Classes focused largely on classic liberal arts.

Among the annual events still practiced was a junior-senior banquet, the forerunner of school proms.

In the accompanying photo, participating members of the eight-student Class of ’03 and the record-tying 14-student Class of ’04 dined with school employees on the second floor of the stone school.

Among those present were, from left at the front table, seniors Wilder Day and Mabel Brumbaugh, junior Walter Bown, and senior Elsie Clark.

At the second table, from left, were junior Omer Marner, teacher Martha Grosser, senior Horace Warning, and junior Virgie Donaldson, whose name does not appear on the ’04 graduation list but who entered the local work force nonetheless.

At the third table, from left, were juniors Mariam Bates and Alvin Wight, the wife of soon-to-depart superintendent W.B. Hall, and junior Imogen Dean.

Sitting next to a piano was school janitor C.A. McBurney. Other students were less obviously visible in the back.

Commencement was a bit different than it is today.

For the Class of ’04 — “as fine a lot of young folks as one could wish to see or know,” the Marion Record reported at the time — each graduate except Wilton Vaughn, who was ill, gave an oration at the event, which charged admission of 10 cents (the equivalent of $2.82 today).

Topics were not necessarily what you might imagine. The children of a local Methodist minister, Agenor Faroat spoke about “Human Progress” and Emory Faroat spoke about “Capital and Labor.”

Dora Holder, from a prominent African American family, spoke about “Opportunity: The Highway to Success,” 50 years before the celebrated Brown vs. Board of Education decision banned segregation of schools in Topeka and nationwide.

Eight years before Kansas became the eighth state to extend voting rights to women, Ruth King spoke on “The Opportunities of the American Girl.”

Other topics ranged from Walter Bown’s “The Progress of Our County,” to Miriam Bates’s “Bubbles,” with intriguing topics like Jessie Knowles’s “Leaks in Mental Reservoirs” thrown in.

The photo was contributed to Marion Historical Museum by relatives of Omer Marner, whose topic was “The Louisiana Purchase.”

As a toddler, Marner, son of physician Gideon P. Marner (1856-1945), moved to “the thriving town of Marion,” as the Clay Center Times put it, in 1892 from Morganville in Clay County.

In 1898, he became what the Marion Headlight described as “the proudest boy in Marion” when he received a thoroughbred Jersey cow from his father as a Christmas present.

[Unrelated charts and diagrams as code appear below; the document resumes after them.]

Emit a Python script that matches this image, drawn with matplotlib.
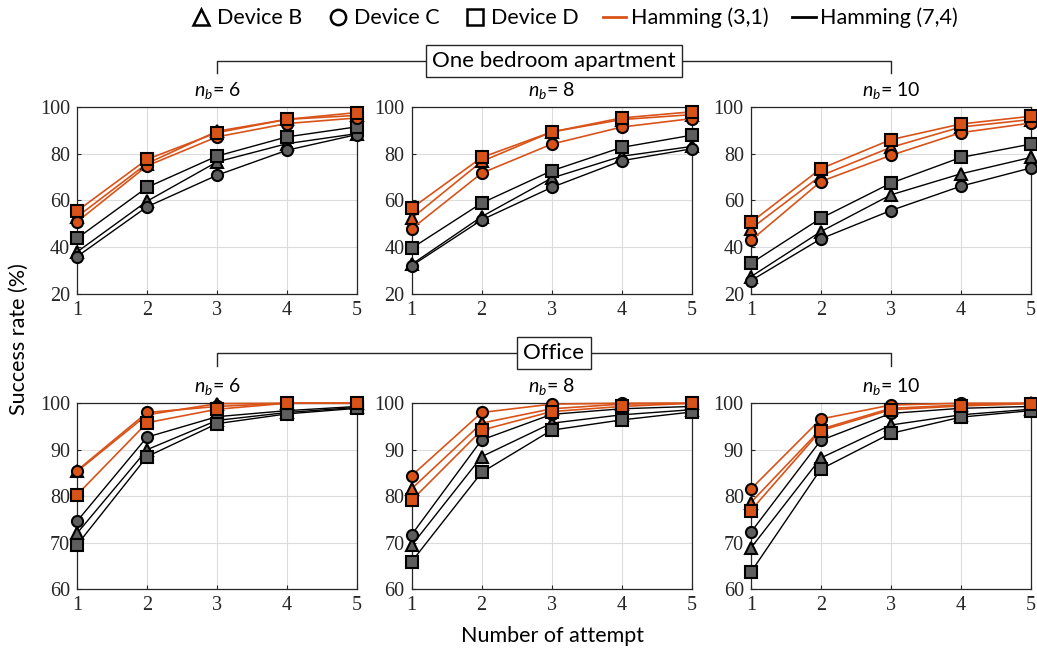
import matplotlib
matplotlib.use("Agg")
import matplotlib.pyplot as plt
from matplotlib.lines import Line2D

# ── Data (success rate %, attempts 1..5; rows = n_b 6, 8, 10) ────────────────
attempts = [1, 2, 3, 4, 5]
nb_values = [6, 8, 10]

# One bedroom apartment
apt_h31_dev_b = [[53.0, 75.8, 89.6, 94.7, 96.4],
                 [52.4, 76.7, 89.3, 94.6, 96.7],
                 [47.9, 70.6, 82.7, 91.4, 94.6]]
apt_h31_dev_c = [[50.9, 74.8, 87.2, 92.9, 95.3],
                 [47.9, 71.7, 84.1, 91.4, 95.0],
                 [42.9, 68.1, 79.3, 89.0, 93.1]]
apt_h31_dev_d = [[55.5, 77.6, 89.0, 94.7, 97.6],
                 [56.7, 78.4, 89.3, 95.3, 97.9],
                 [50.6, 73.6, 86.0, 92.7, 96.0]]
apt_h74_dev_b = [[38.0, 59.7, 76.5, 84.3, 88.6],
                 [32.7, 53.1, 69.6, 78.9, 83.1],
                 [27.4, 46.7, 62.4, 71.4, 78.4]]
apt_h74_dev_c = [[36.0, 57.3, 70.8, 81.5, 88.2],
                 [32.1, 51.7, 65.6, 77.0, 82.1],
                 [25.7, 43.6, 55.7, 66.1, 73.9]]
apt_h74_dev_d = [[43.8, 65.6, 79.0, 87.2, 91.5],
                 [39.6, 58.9, 72.7, 82.7, 87.9],
                 [33.1, 52.4, 67.4, 78.4, 84.1]]

# Office
off_h31_dev_b = [[85.3, 97.5, 99.9, 100.0, 100.0],
                 [81.6, 95.7, 98.8, 99.8, 100.0],
                 [78.6, 94.4, 98.9, 99.6, 100.0]]
off_h31_dev_c = [[85.5, 98.0, 99.3, 100.0, 100.0],
                 [84.4, 98.0, 99.8, 100.0, 100.0],
                 [81.5, 96.6, 99.6, 100.0, 100.0]]
off_h31_dev_d = [[80.3, 95.8, 98.7, 100.0, 100.0],
                 [79.1, 94.2, 98.2, 99.3, 100.0],
                 [76.9, 94.1, 98.6, 99.4, 99.9]]
off_h74_dev_b = [[72.0, 90.0, 96.3, 98.0, 99.1],
                 [69.4, 88.5, 95.7, 97.5, 98.6],
                 [68.8, 88.2, 95.3, 97.5, 98.7]]
off_h74_dev_c = [[74.6, 92.7, 97.1, 98.4, 99.3],
                 [71.7, 92.1, 97.6, 98.8, 99.3],
                 [72.2, 92.0, 97.8, 98.9, 99.3]]
off_h74_dev_d = [[69.5, 88.5, 95.6, 97.7, 98.9],
                 [65.9, 85.1, 94.2, 96.4, 98.1],
                 [63.6, 85.8, 93.5, 97.0, 98.4]]

# ── Style ─────────────────────────────────────────────────────────────────────
RED = "#D95319"
GRAY_FILL = "#5e5e5e"
SANS = ["Lato", "DejaVu Sans"]
SERIF = ["Liberation Serif", "DejaVu Serif"]
plt.rcParams.update({
    "font.family": SANS,
    "mathtext.fontset": "custom",
    "mathtext.it": "Lato:italic",
    "mathtext.rm": "Lato",
    "xtick.direction": "in",
    "ytick.direction": "in",
})

fig = plt.figure(figsize=(10.37, 6.52), dpi=100, facecolor="white")

lefts = [0.0743, 0.397, 0.724]
width = 0.27
rows = [
    dict(bottom=0.549, height=0.287, ylim=(20, 100), yticks=[20, 40, 60, 80, 100],
         h31=[apt_h31_dev_b, apt_h31_dev_c, apt_h31_dev_d],
         h74=[apt_h74_dev_b, apt_h74_dev_c, apt_h74_dev_d]),
    dict(bottom=0.0966, height=0.285, ylim=(60, 100), yticks=[60, 70, 80, 90, 100],
         h31=[off_h31_dev_b, off_h31_dev_c, off_h31_dev_d],
         h74=[off_h74_dev_b, off_h74_dev_c, off_h74_dev_d]),
]
markers = ["^", "o", "s"]
msizes = {"^": 8.5, "o": 8.0, "s": 8.0}

axes = []
for r, row in enumerate(rows):
    row_axes = []
    for j, nb in enumerate(nb_values):
        ax = fig.add_axes([lefts[j], row["bottom"], width, row["height"]])
        # Hamming (7,4) first, then (3,1) on top
        for data, mk in zip(row["h74"], markers):
            ax.plot(attempts, data[j], color="black", lw=1.0, marker=mk, ms=msizes[mk],
                    mfc=GRAY_FILL, mec="black", mew=1.5, clip_on=False, zorder=3)
        for data, mk in zip(row["h31"], markers):
            ax.plot(attempts, data[j], color=RED, lw=1.2, marker=mk, ms=msizes[mk],
                    mfc=RED, mec="black", mew=1.5, clip_on=False, zorder=4)
        ax.set_xlim(1, 5)
        ax.set_ylim(*row["ylim"])
        ax.set_xticks(attempts)
        ax.set_yticks(row["yticks"])
        ax.grid(color="#dcdcdc", lw=0.8)
        ax.set_axisbelow(True)
        ax.tick_params(labelsize=14.5, colors="#262626", length=3, pad=5)
        for lab in ax.get_xticklabels() + ax.get_yticklabels():
            lab.set_family(SERIF)
        for sp in ax.spines.values():
            sp.set_color("#262626")
            sp.set_linewidth(0.9)
        ax.set_title(rf"$n_b$= {nb}", fontsize=14, pad=8)
        row_axes.append(ax)
    axes.append(row_axes)

# ── Group brackets ────────────────────────────────────────────────────────────
inv = fig.transFigure.inverted()
x_left = inv.transform(axes[0][0].transData.transform((3, 60)))[0]
x_right = inv.transform(axes[0][2].transData.transform((3, 60)))[0]
x_mid = (x_left + x_right) / 2
for label, y_line, y_end in [("One bedroom apartment", 1 - 61 / 652, 1 - 73 / 652),
                             ("Office", 1 - 353 / 652, 1 - 366 / 652)]:
    fig.add_artist(Line2D([x_left, x_left, x_right, x_right], [y_end, y_line, y_line, y_end],
                          color="#262626", lw=1.0, transform=fig.transFigure))
    fig.text(x_mid, y_line, label, ha="center", va="center", fontsize=16,
             bbox=dict(boxstyle="square,pad=0.28", fc="white", ec="#262626", lw=1.0))

# ── Labels ────────────────────────────────────────────────────────────────────
fig.text(0.018, 0.48, "Success rate (%)", rotation=90, ha="center", va="center", fontsize=15.5)
fig.text(0.533, 0.025, "Number of attempt", ha="center", va="center", fontsize=15.5)

# ── Legend ────────────────────────────────────────────────────────────────────
handles = [
    Line2D([], [], ls="none", marker="^", ms=12, mfc="none", mec="black", mew=1.8),
    Line2D([], [], ls="none", marker="o", ms=11, mfc="none", mec="black", mew=1.8),
    Line2D([], [], ls="none", marker="s", ms=12, mfc="none", mec="black", mew=1.8),
    Line2D([], [], color=RED, lw=2),
    Line2D([], [], color="black", lw=2),
]
labels = ["Device B", "Device C", "Device D", "Hamming (3,1)", "Hamming (7,4)"]
fig.legend(handles, labels, loc="center", bbox_to_anchor=(0.553, 1 - 18 / 652), ncol=5,
           frameon=False, fontsize=15.5, handlelength=1.1, handletextpad=0.2, columnspacing=1.1)

fig.savefig("out.png", dpi=100, facecolor="white")
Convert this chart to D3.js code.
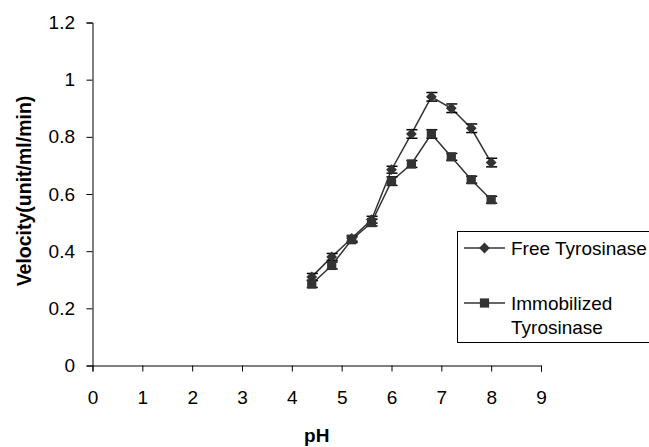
<!DOCTYPE html>
<html>
<head>
<meta charset="utf-8">
<script src="https://cdn.jsdelivr.net/npm/d3@7"></script>
<style>
  body { margin: 0; background: #fff; }
  svg { font-family: "Liberation Sans", Arial, sans-serif; }
</style>
</head>
<body>
<div id="chart"></div>
<script>
// pH values and velocities
const phValues = [4.4, 4.8, 5.2, 5.6, 6.0, 6.4, 6.8, 7.2, 7.6, 8.0];
const freeVelocity = [0.31, 0.38, 0.445, 0.51, 0.685, 0.81, 0.94, 0.90, 0.83, 0.71];
const freeError = [0.012, 0.012, 0.01, 0.012, 0.012, 0.015, 0.015, 0.015, 0.015, 0.015];
const immVelocity = [0.285, 0.35, 0.44, 0.50, 0.645, 0.705, 0.81, 0.73, 0.65, 0.58];
const immError = [0.012, 0.012, 0.01, 0.012, 0.015, 0.012, 0.015, 0.012, 0.012, 0.012];
const xTicks = [0, 1, 2, 3, 4, 5, 6, 7, 8, 9];
const yTicks = [0, 0.2, 0.4, 0.6, 0.8, 1, 1.2];
const seriesNames = ["Free Tyrosinase", "Immobilized Tyrosinase"];

const width = 649, height = 447;
const margin = { top: 22.5, right: 108, bottom: 81.5, left: 92.5 };
const ink = "#333";
const font = "Liberation Sans, Arial, sans-serif";

const svg = d3.select("#chart").append("svg")
    .attr("width", width)
    .attr("height", height);

const x = d3.scaleLinear().domain([0, 9]).range([margin.left, width - margin.right]);
const y = d3.scaleLinear().domain([0, 1.2]).range([height - margin.bottom, margin.top]);

// axes
const xAxis = svg.append("g")
    .attr("transform", `translate(0,${y(0)})`)
    .call(d3.axisBottom(x).tickValues(xTicks).tickSize(6).tickPadding(19).tickFormat(d3.format("d")));
const yAxis = svg.append("g")
    .attr("transform", `translate(${x(0)},0)`)
    .call(d3.axisLeft(y).tickValues(yTicks).tickSize(6).tickPadding(11.5).tickFormat(d => String(+d.toFixed(1))));

[xAxis, yAxis].forEach(g => {
    g.attr("font-size", 19).attr("font-family", font);
    g.select(".domain").attr("stroke", "#000");
    g.selectAll(".tick line").attr("stroke", "#000");
    g.selectAll(".tick text").attr("fill", "#000");
});

svg.append("text")
    .attr("x", x(4.5))
    .attr("y", 442)
    .attr("text-anchor", "middle")
    .attr("font-size", 19)
    .attr("font-weight", "bold")
    .text("pH");

svg.append("text")
    .attr("transform", `translate(31,${(y(0) + y(1.2)) / 2 - 3}) rotate(-90)`)
    .attr("text-anchor", "middle")
    .attr("font-size", 19.5)
    .attr("font-weight", "bold")
    .text("Velocity(unit/ml/min)");

// diamond = square turned 45deg, like the Excel marker
const diamond = { d: d3.symbol().type(d3.symbolSquare).size(58)(), rot: 45 };
const square = { d: d3.symbol().type(d3.symbolSquare).size(85)(), rot: 0 };

function drawSeries(values, errors, symbol) {
    const pts = phValues.map((p, i) => ({ p, v: values[i], e: errors[i] }));
    const line = d3.line().x(d => x(d.p)).y(d => y(d.v));
    svg.append("path")
        .datum(pts)
        .attr("d", line)
        .attr("fill", "none")
        .attr("stroke", ink)
        .attr("stroke-width", 1.5);

    const g = svg.append("g");
    const bars = g.selectAll("g.err").data(pts).enter().append("g");
    bars.append("line")
        .attr("x1", d => x(d.p)).attr("x2", d => x(d.p))
        .attr("y1", d => y(d.v + d.e)).attr("y2", d => y(d.v - d.e))
        .attr("stroke", "#000").attr("stroke-width", 1.2);
    bars.append("line")
        .attr("x1", d => x(d.p) - 5).attr("x2", d => x(d.p) + 6)
        .attr("y1", d => y(d.v + d.e)).attr("y2", d => y(d.v + d.e))
        .attr("stroke", "#000").attr("stroke-width", 1.5);
    bars.append("line")
        .attr("x1", d => x(d.p) - 5).attr("x2", d => x(d.p) + 6)
        .attr("y1", d => y(d.v - d.e)).attr("y2", d => y(d.v - d.e))
        .attr("stroke", "#000").attr("stroke-width", 1.5);

    g.selectAll("path.mark").data(pts).enter().append("path")
        .attr("transform", d => `translate(${x(d.p)},${y(d.v)}) rotate(${symbol.rot})`)
        .attr("d", symbol.d)
        .attr("fill", ink);
}

drawSeries(freeVelocity, freeError, diamond);
drawSeries(immVelocity, immError, square);

// legend
const legend = svg.append("g");
legend.append("rect")
    .attr("x", 457.5).attr("y", 231.5)
    .attr("width", 200).attr("height", 111)
    .attr("fill", "#fff")
    .attr("stroke", "#000");

const legendRows = [
    { y: 248, symbol: diamond, lines: [seriesNames[0]] },
    { y: 303, symbol: square, lines: ["Immobilized", "Tyrosinase"] }
];
legendRows.forEach(r => {
    legend.append("line")
        .attr("x1", 464).attr("x2", 505)
        .attr("y1", r.y).attr("y2", r.y)
        .attr("stroke", ink).attr("stroke-width", 1.5);
    legend.append("path")
        .attr("transform", `translate(484.5,${r.y}) rotate(${r.symbol.rot})`)
        .attr("d", r.symbol.d)
        .attr("fill", ink);
    r.lines.forEach((t, i) => {
        legend.append("text")
            .attr("x", 511)
            .attr("y", r.y + 6.5 + i * 24)
            .attr("font-size", 19)
            .text(t);
    });
});
</script>
</body>
</html>
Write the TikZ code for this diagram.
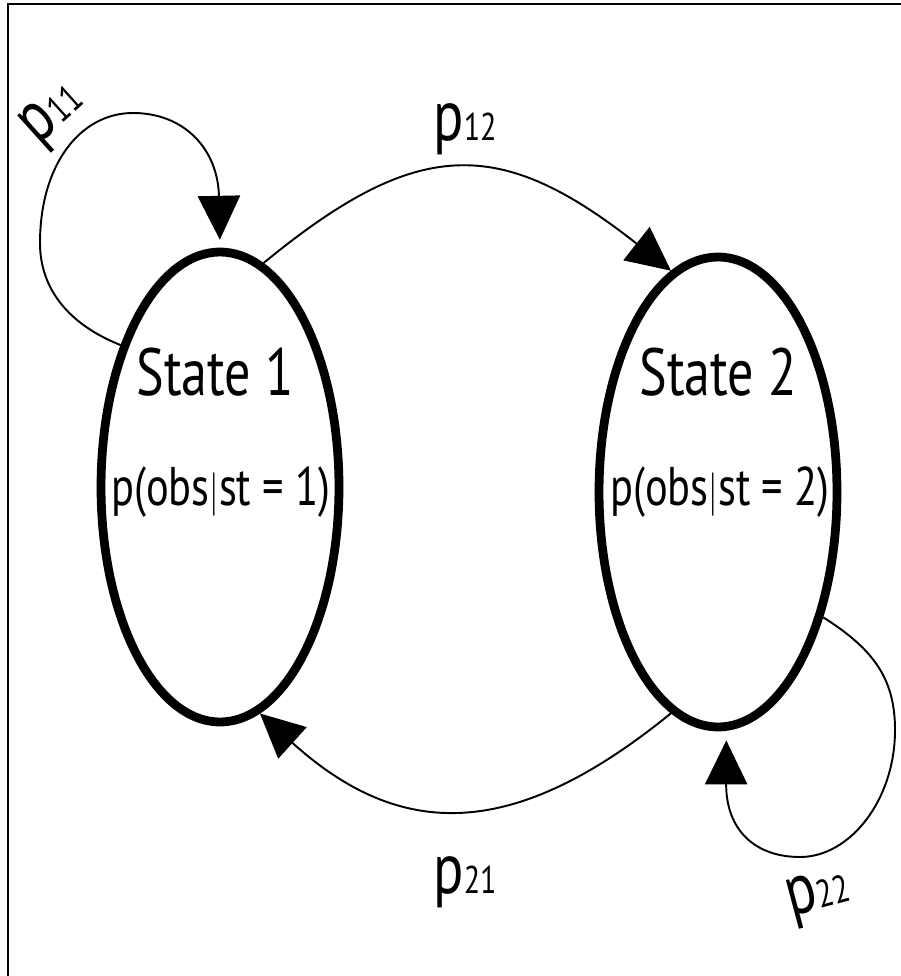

A year later, he was part of a “Brownie Menagerie” for the town’s Fourth of July parade.

Brownies were stereotypically exaggerated but harmonious animal and human adventurers from a series of illustrated children’s books published between 1887 and 1913.

In the parade, Omer portrayed the Negro Brownie. Other children portrayed the cowboy, Indian, Irishman, Chinaman, Swede, and Dutchman along with monkey and frog Brownies.

As a high school student, Omer helped out in a Marion feed store. The summer before graduation, he worked as a migrant harvester in Rush County, earning $2 a day (the equivalent of $57 today).

In 1907, Omer became active in Republican politics, winning the modern equivalent of a precinct committeeman’s position before taking a month off to go to Saskatchewan to make improvements on his father’s land claim there.

In 1908, he moved first to Oklahoma and then to California to work alongside several other Marion men in oil fields. By 1912, he was managing a lumberyard in McFarland, California, near Bakersfield.

That year, Record editor E.W. Hoch visited him and recounted him as offering high praise for prohibition laws in Kansas.

“Kansas young men are in demand everywhere,” Hoch quoted him as saying, “because they do not have the saloon habit like the average young fellow from saloon states.”

During World War I, Marner served as a sergeant first class with an Army ordinance depot company while his father served as a physician.

Born in 1884, Omer Marner died in 1957 and was buried in Los Angles National Cemetery. Other members of his family are buried in Marion Cemetery.